Lee and Scholz (2006) used SOMs to elucidate heavy metal removal mechanisms and predict heavy metal concentrations in experimental constructed wetlands treating urban runoff. Marini et al. (2007a) employed SOMs to authenticate extra virgin olive oil varieties. Samecka-Cymerman et al. (2009) applied SOMs to unravel distinct groups of soils and Robinia pseudoacacia leaves and bark, depending on traffic intensity. A map was developed and, then, used to recognize types of pollution in the same geographical area. Torrecilla et al. (2009) used SOMs and learning vector quantification network (LVQ) models to explore the identification of edible and vegetable oils and detect adulteration of extra virgin olive oil using the most common chemical substances in these oils, viz. saturated fatty (mainly palmitic and stearic) acids, oleic and linoleic acids. Fonseca et al., (2006) showed that Kohonen SOMs classified samples of crude oils on the basis of gas chromatography-mass spectrometry (GC-MS) descriptors, in terms of geography origin, with a high degree of accuracy.

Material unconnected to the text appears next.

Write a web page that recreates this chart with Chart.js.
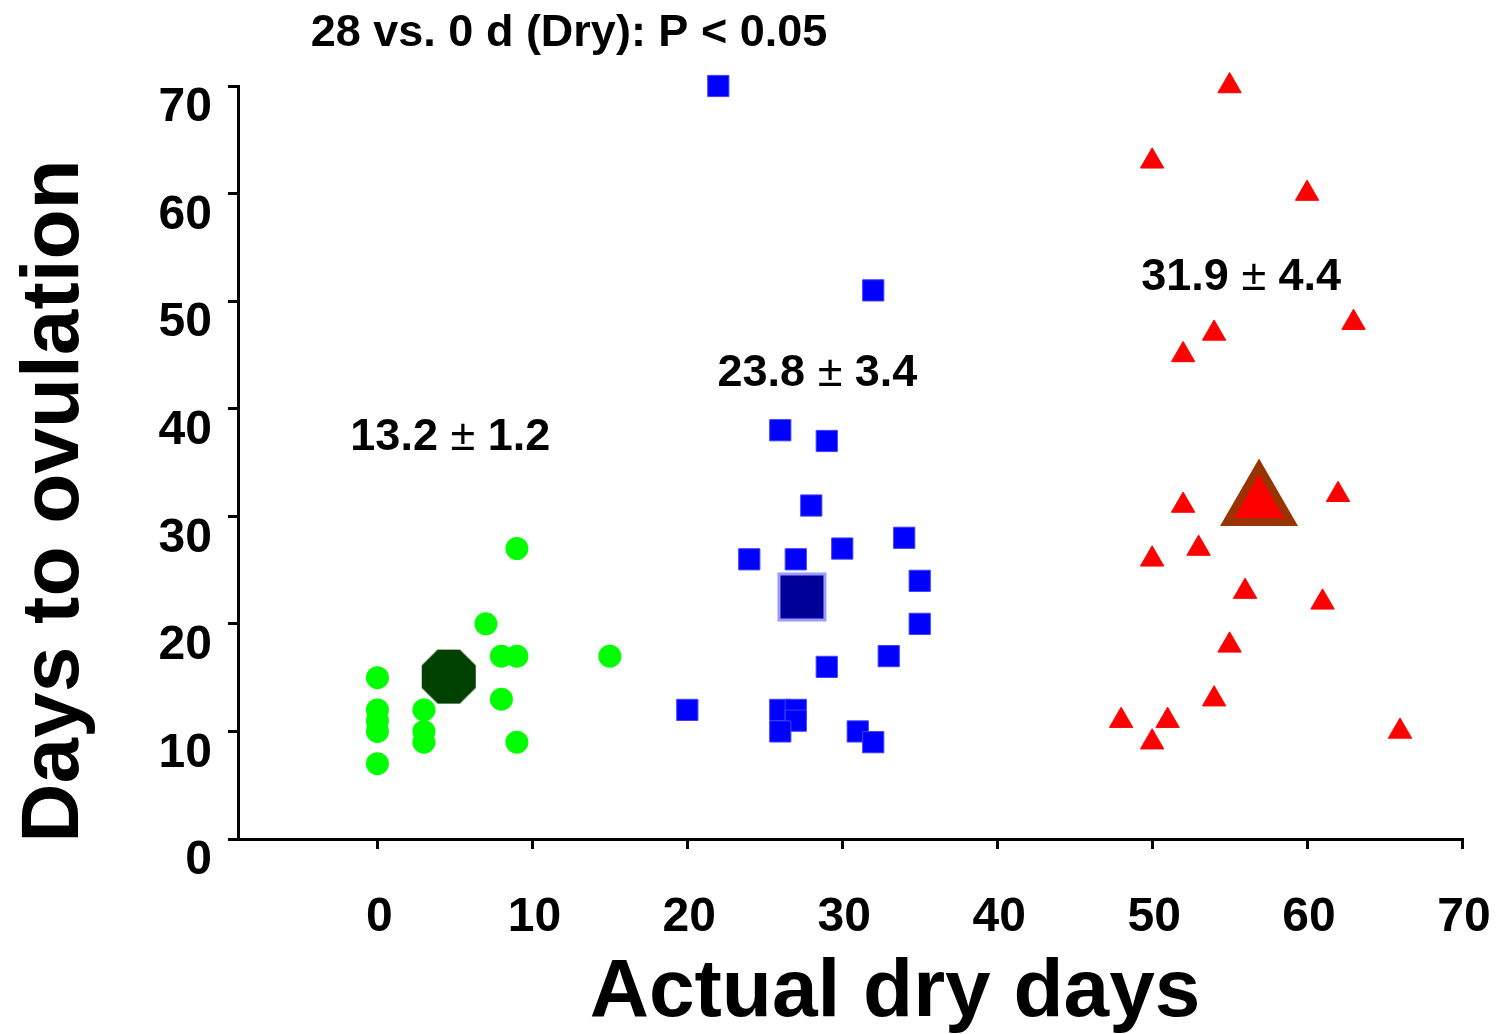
<!DOCTYPE html>
<html>
<head>
<meta charset="utf-8">
<script src="https://cdn.jsdelivr.net/npm/chart.js@4.4.1/dist/chart.umd.min.js"></script>
<style>
  html, body { margin: 0; padding: 0; background: #fff; overflow: hidden; }
  #wrap { width: 1498px; height: 1034px; }
</style>
</head>
<body>
<div id="wrap"><canvas id="chart"></canvas></div>
<script>
// tick labels
const xTicks = [0, 10, 20, 30, 40, 50, 60, 70];
const yTicks = [0, 10, 20, 30, 40, 50, 60, 70];

// 0 d dry group (green)
const greenX = [0, 0, 0, 0, 0, 3, 3, 3, 7, 8, 9, 9, 8, 9, 15];
const greenY = [15, 12, 11, 10, 7, 12, 10, 9, 20, 17, 17, 27, 13, 9, 17];

// 28 d dry group (blue)
const blueX = [22, 32, 26, 29, 28, 34, 30, 24, 27, 35, 35, 33, 29, 20, 26, 27, 27, 26, 31, 32];
const blueY = [70, 51, 38, 37, 31, 28, 27, 26, 26, 24, 20, 17, 16, 12, 12, 12, 11, 10, 10, 9];

// long dry group (red)
const redX = [55, 50, 60, 63, 54, 52, 52, 62, 50, 53, 56, 61, 55, 54, 48, 51, 50, 66];
const redY = [70, 63, 60, 48, 47, 45, 31, 32, 26, 27, 23, 22, 18, 13, 11, 11, 9, 10];

// group means as drawn
const meanX = [4.6, 27.4, 56.9];
const meanY = [15.1, 22.5, 31.2];
const meanLabels = ['13.2 ± 1.2', '23.8 ± 3.4', '31.9 ± 4.4'];

const topNote = '28 vs. 0 d (Dry): P < 0.05';
const xTitle = 'Actual dry days';
const yTitle = 'Days to ovulation';

const FONT = "'Liberation Sans', Arial, Helvetica, sans-serif";

function pts(xs, ys) {
  return xs.map((x, i) => ({ x: x, y: ys[i] }));
}

// octagon marker for the green mean
function octagon(size, color) {
  const c = document.createElement('canvas');
  c.width = size + 4;
  c.height = size + 4;
  const g = c.getContext('2d');
  const r = (size / 2) / Math.cos(Math.PI / 8);
  g.beginPath();
  for (let k = 0; k < 8; k++) {
    const a = Math.PI / 8 + k * Math.PI / 4;
    const px = c.width / 2 + r * Math.cos(a);
    const py = c.height / 2 + r * Math.sin(a);
    if (k === 0) g.moveTo(px, py); else g.lineTo(px, py);
  }
  g.closePath();
  g.fillStyle = color;
  g.fill();
  return c;
}

// bold text with a light-weight ± sign
function drawStat(ctx, text, cx, y, size) {
  const parts = text.split('±');
  const bold = 'bold ' + size + 'px ' + FONT;
  const thin = size + 'px ' + FONT;
  ctx.font = bold;
  const w0 = ctx.measureText(parts[0]).width;
  const w2 = ctx.measureText(parts[1]).width;
  ctx.font = thin;
  const w1 = ctx.measureText('±').width;
  let x = cx - (w0 + w1 + w2) / 2;
  ctx.textAlign = 'left';
  ctx.textBaseline = 'alphabetic';
  ctx.font = bold;
  ctx.fillText(parts[0], x, y);
  x += w0;
  ctx.font = thin;
  ctx.fillText('±', x, y);
  x += w1;
  ctx.font = bold;
  ctx.fillText(parts[1], x, y);
}

const textPlugin = {
  id: 'texts',
  afterDraw(chart) {
    const ctx = chart.ctx;
    const xs = chart.scales.x, ys = chart.scales.y;
    ctx.save();
    ctx.fillStyle = '#000';

    // stats labels, anchored in data units
    const anchors = [[4.7, 36.2], [28.4, 42.1], [55.75, 51.0]];
    meanLabels.forEach((t, i) => {
      drawStat(ctx, t, xs.getPixelForValue(anchors[i][0]), ys.getPixelForValue(anchors[i][1]), 45);
    });

    ctx.textAlign = 'center';
    ctx.textBaseline = 'alphabetic';
    ctx.font = 'bold 45px ' + FONT;
    ctx.fillText(topNote, 569, 46);

    ctx.font = 'bold 82px ' + FONT;
    ctx.fillText(xTitle, 895, 1016);

    ctx.translate(78, 501);
    ctx.rotate(-Math.PI / 2);
    ctx.fillText(yTitle, 0, 0);
    ctx.restore();
  }
};

new Chart(document.getElementById('chart'), {
  type: 'scatter',
  data: {
    datasets: [
      {
        label: 'mean 0 d',
        data: [{ x: meanX[0], y: meanY[0] }],
        pointStyle: octagon(54, '#004000'),
        pointRadius: 27,
        clip: false
      },
      {
        label: 'mean 28 d',
        data: [{ x: meanX[1], y: meanY[1] }],
        pointStyle: 'rect',
        pointRadius: 32.5,
        backgroundColor: '#000099',
        borderColor: '#9a9aff',
        borderWidth: 3,
        clip: false
      },
      {
        label: 'mean long',
        data: [{ x: meanX[2], y: meanY[2] }],
        pointStyle: 'triangle',
        pointRadius: 37,
        backgroundColor: '#ff0000',
        borderColor: '#993300',
        borderWidth: 8,
        clip: false
      },
      {
        label: '0 d',
        data: pts(greenX, greenY),
        pointStyle: 'circle',
        pointRadius: 11.5,
        backgroundColor: '#00ff00',
        borderColor: '#00ff00',
        borderWidth: 0,
        clip: false
      },
      {
        label: '28 d',
        data: pts(blueX, blueY),
        pointStyle: 'rect',
        pointRadius: 15,
        backgroundColor: '#0000ff',
        borderColor: '#4040ff',
        borderWidth: 1,
        clip: false
      },
      {
        label: 'long',
        data: pts(redX, redY),
        pointStyle: 'triangle',
        pointRadius: 13.5,
        backgroundColor: '#ff0000',
        borderColor: '#ff0000',
        borderWidth: 1,
        clip: false
      }
    ]
  },
  options: {
    responsive: true,
    maintainAspectRatio: false,
    animation: false,
    events: [],
    layout: {
      autoPadding: false, // big mean markers would otherwise push the axes in
      padding: { top: 86, right: 36, bottom: 0, left: 0 }
    },
    plugins: {
      legend: { display: false },
      tooltip: { enabled: false }
    },
    scales: {
      x: {
        type: 'linear',
        min: -9,
        max: 70,
        afterBuildTicks: (scale) => { scale.ticks = xTicks.map(v => ({ value: v })); },
        afterFit: (scale) => {
          scale.height = 195;
          scale.paddingLeft = 0;
          scale.paddingRight = 0;
        },
        border: { display: true, color: '#000', width: 3 },
        grid: { drawOnChartArea: false, drawTicks: true, tickLength: 10, color: '#000', lineWidth: 3 },
        ticks: {
          color: '#000',
          padding: 40,
          labelOffset: 2,
          maxRotation: 0,
          font: { family: FONT, size: 48, weight: 'bold' }
        }
      },
      y: {
        type: 'linear',
        min: 0,
        max: 70,
        afterBuildTicks: (scale) => { scale.ticks = yTicks.map(v => ({ value: v })); },
        afterFit: (scale) => {
          scale.width = 238;
          scale.paddingTop = 0;
          scale.paddingBottom = 0;
        },
        border: { display: true, color: '#000', width: 3 },
        grid: { drawOnChartArea: false, drawTicks: true, tickLength: 10, color: '#000', lineWidth: 3 },
        ticks: {
          color: '#000',
          padding: 16,
          labelOffset: 22,
          font: { family: FONT, size: 48, weight: 'bold' }
        }
      }
    }
  },
  plugins: [textPlugin]
});
</script>
</body>
</html>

A reason that can explain the success of SOMs in analytical chemistry is their ability to solve both supervised and unsupervised problems. Besides, and very important from a pragmatic point of view, they are based on relatively easy-to-understand algorithms. Moreover, when dealing with supervised classification issues (a task that must be performed often by analytical chemists) CP-ANNs demonstrated that they can account for non-linear dependence between input and output vectors and, generally, can model classes with non-linear boundaries. On the other hand, since neural networks are non-parametric statistical methods based on adaptable parameters, most of the learning schemes require the use of a test set to optimise the structure of the model. Indeed, one of the major disadvantages of SOMs, as well as other ANN methods, is probably related to model optimisation, because this procedure suffers from some arbitrariness and can be sometimes computationally time-demanding.